- TASK BRIEF -
Without the images, write out the whole listing exactly.

+++ SUPPLIED DATA +++

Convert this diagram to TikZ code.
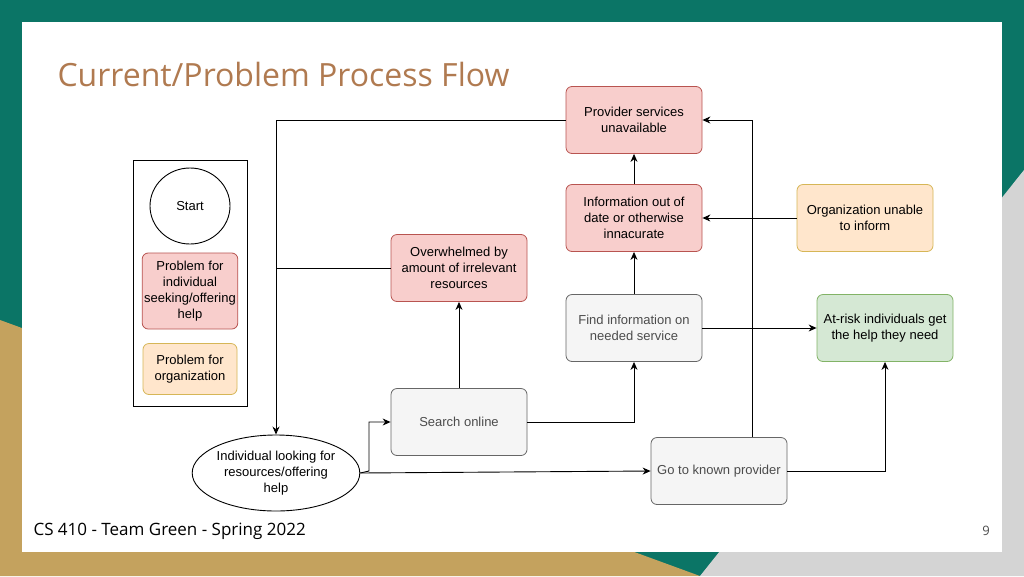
\documentclass[tikz,border=0pt]{standalone}
\usepackage{fontspec}
\setmainfont{Liberation Sans}
\newfontfamily\opensans{Open Sans}
\usetikzlibrary{arrows.meta,shapes.geometric}
\definecolor{teal1}{HTML}{0B7566}
\definecolor{gold1}{HTML}{C4A25E}
\definecolor{gray1}{HTML}{D4D4D4}
\definecolor{titlec}{HTML}{B07A50}
\definecolor{redf}{HTML}{F8CECC}\definecolor{redd}{HTML}{B85450}
\definecolor{orf}{HTML}{FFE6CC}\definecolor{ord}{HTML}{D6B656}
\definecolor{grf}{HTML}{F5F5F5}\definecolor{grd}{HTML}{666666}
\definecolor{gnf}{HTML}{D5E8D4}\definecolor{gnd}{HTML}{82B366}
\begin{document}
\begin{tikzpicture}[x=1pt,y=-1pt,
 box/.style={rounded corners=6pt,minimum width=136pt,minimum height=67pt,align=center,font=\fontsize{13}{16}\selectfont,line width=0.8pt,inner sep=2pt},
 red/.style={box,fill=redf,draw=redd},
 org/.style={box,fill=orf,draw=ord},
 gry/.style={box,fill=grf,draw=grd,text=black!70},
 grn/.style={box,fill=gnf,draw=gnd},
 arr/.style={line width=0.9pt,-{Stealth[length=8pt,width=7pt]}},
 ln/.style={line width=0.9pt}]
\useasboundingbox (0,0) rectangle (1024,576);
\fill[teal1] (0,0) rectangle (1024,576);
\fill[gray1] (1024,170) -- (1024,576) -- (700,576) -- cycle;
\fill[gold1] (0,320) -- (700,576) -- (0,576) -- cycle;
\fill[white] (22,22) rectangle (1002,552);
\node[anchor=west,text=titlec,font=\opensans\fontsize{32}{36}\selectfont] (title) at (54,74) {Current/Problem Process Flow};
\node[anchor=west,font=\opensans\fontsize{17}{20}\selectfont] (foot) at (30,531) {CS 410 - Team Green - Spring 2022};
\node[font=\opensans\fontsize{13}{15}\selectfont,text=black!70] (pg) at (986,531) {9};
% legend
\node[draw,line width=0.9pt,minimum width=114pt,minimum height=246pt] (leg) at (190,283) {};
\node[ellipse,draw,line width=0.9pt,minimum width=80pt,minimum height=76pt,font=\fontsize{13}{16}\selectfont] (start) at (190,206) {Start};
\node[red,minimum width=94pt,minimum height=76pt] (lred) at (190,291) {Problem for\\individual\\seeking/offering\\help};
\node[org,minimum width=94pt,minimum height=51pt] (lorg) at (190,369) {Problem for\\organization};
% nodes
\node[red] (prov) at (634,120) {Provider services\\unavailable};
\node[red] (info) at (634,218) {Information out of\\date or otherwise\\innacurate};
\node[org] (orgu) at (865,218) {Organization unable\\to inform};
\node[red] (over) at (459,268) {Overwhelmed by\\amount of irrelevant\\resources};
\node[gry] (find) at (634,328) {Find information on\\needed service};
\node[grn] (risk) at (885,328) {At-risk individuals get\\the help they need};
\node[gry] (srch) at (459,422) {Search online};
\node[gry] (go) at (719,471) {Go to known provider};
\node[ellipse,draw,line width=0.9pt,minimum width=138pt,minimum height=76pt,inner sep=0pt,align=center,font=\fontsize{13}{16}\selectfont] (indiv) at (276,473) {Individual looking for\\resources/offering\\help};
\coordinate (c1) at (276,120);
\coordinate (c2) at (276,268);
\coordinate (c3) at (369,471);
\coordinate (c4) at (369,422);
\coordinate (c5) at (634,422);
\coordinate (c6) at (885,471);
\coordinate (c7) at (752,120);
% edges
\draw[arr] (prov.west) -- (c1) -- (indiv.north);
\draw[ln] (over.west) -- (c2);
\draw[arr] (srch) -- (over);
\draw[arr] (indiv.east) -- (c3) -- (c4) -- (srch.west);
\draw[arr] (indiv.east) -- (go.west);
\draw[arr] (srch.east) -- (c5) -- (find.south);
\draw[arr] (find) -- (info);
\draw[arr] (info) -- (prov);
\draw[arr] (orgu) -- (info);
\draw[arr] (find) -- (risk);
\draw[arr] (go.east) -- (c6) -- (risk.south);
\draw[arr] (go.north -| c7) -- (c7) -- (prov.east);
\end{tikzpicture}
\end{document}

+++

- TASK ANSWER -
Convert this diagram to TikZ code.
\documentclass[tikz,border=0pt]{standalone}
\usepackage{fontspec}
\setmainfont{Liberation Sans}
\newfontfamily\opensans{Open Sans}
\usetikzlibrary{arrows.meta,shapes.geometric}
\definecolor{teal1}{HTML}{0B7566}
\definecolor{gold1}{HTML}{C4A25E}
\definecolor{gray1}{HTML}{D4D4D4}
\definecolor{titlec}{HTML}{B07A50}
\definecolor{redf}{HTML}{F8CECC}\definecolor{redd}{HTML}{B85450}
\definecolor{orf}{HTML}{FFE6CC}\definecolor{ord}{HTML}{D6B656}
\definecolor{grf}{HTML}{F5F5F5}\definecolor{grd}{HTML}{666666}
\definecolor{gnf}{HTML}{D5E8D4}\definecolor{gnd}{HTML}{82B366}
\begin{document}
\begin{tikzpicture}[x=1pt,y=-1pt,
 box/.style={rounded corners=6pt,minimum width=136pt,minimum height=67pt,align=center,font=\fontsize{13}{16}\selectfont,line width=0.8pt,inner sep=2pt},
 red/.style={box,fill=redf,draw=redd},
 org/.style={box,fill=orf,draw=ord},
 gry/.style={box,fill=grf,draw=grd,text=black!70},
 grn/.style={box,fill=gnf,draw=gnd},
 arr/.style={line width=0.9pt,-{Stealth[length=8pt,width=7pt]}},
 ln/.style={line width=0.9pt}]
\useasboundingbox (0,0) rectangle (1024,576);
\fill[teal1] (0,0) rectangle (1024,576);
\fill[gray1] (1024,170) -- (1024,576) -- (700,576) -- cycle;
\fill[gold1] (0,320) -- (700,576) -- (0,576) -- cycle;
\fill[white] (22,22) rectangle (1002,552);
\node[anchor=west,text=titlec,font=\opensans\fontsize{32}{36}\selectfont] (title) at (54,74) {Current/Problem Process Flow};
\node[anchor=west,font=\opensans\fontsize{17}{20}\selectfont] (foot) at (30,531) {CS 410 - Team Green - Spring 2022};
\node[font=\opensans\fontsize{13}{15}\selectfont,text=black!70] (pg) at (986,531) {9};
% legend
\node[draw,line width=0.9pt,minimum width=114pt,minimum height=246pt] (leg) at (190,283) {};
\node[ellipse,draw,line width=0.9pt,minimum width=80pt,minimum height=76pt,font=\fontsize{13}{16}\selectfont] (start) at (190,206) {Start};
\node[red,minimum width=94pt,minimum height=76pt] (lred) at (190,291) {Problem for\\individual\\seeking/offering\\help};
\node[org,minimum width=94pt,minimum height=51pt] (lorg) at (190,369) {Problem for\\organization};
% nodes
\node[red] (prov) at (634,120) {Provider services\\unavailable};
\node[red] (info) at (634,218) {Information out of\\date or otherwise\\innacurate};
\node[org] (orgu) at (865,218) {Organization unable\\to inform};
\node[red] (over) at (459,268) {Overwhelmed by\\amount of irrelevant\\resources};
\node[gry] (find) at (634,328) {Find information on\\needed service};
\node[grn] (risk) at (885,328) {At-risk individuals get\\the help they need};
\node[gry] (srch) at (459,422) {Search online};
\node[gry] (go) at (719,471) {Go to known provider};
\node[ellipse,draw,line width=0.9pt,minimum width=138pt,minimum height=76pt,inner sep=0pt,align=center,font=\fontsize{13}{16}\selectfont] (indiv) at (276,473) {Individual looking for\\resources/offering\\help};
\coordinate (c1) at (276,120);
\coordinate (c2) at (276,268);
\coordinate (c3) at (369,471);
\coordinate (c4) at (369,422);
\coordinate (c5) at (634,422);
\coordinate (c6) at (885,471);
\coordinate (c7) at (752,120);
% edges
\draw[arr] (prov.west) -- (c1) -- (indiv.north);
\draw[ln] (over.west) -- (c2);
\draw[arr] (srch) -- (over);
\draw[arr] (indiv.east) -- (c3) -- (c4) -- (srch.west);
\draw[arr] (indiv.east) -- (go.west);
\draw[arr] (srch.east) -- (c5) -- (find.south);
\draw[arr] (find) -- (info);
\draw[arr] (info) -- (prov);
\draw[arr] (orgu) -- (info);
\draw[arr] (find) -- (risk);
\draw[arr] (go.east) -- (c6) -- (risk.south);
\draw[arr] (go.north -| c7) -- (c7) -- (prov.east);
\end{tikzpicture}
\end{document}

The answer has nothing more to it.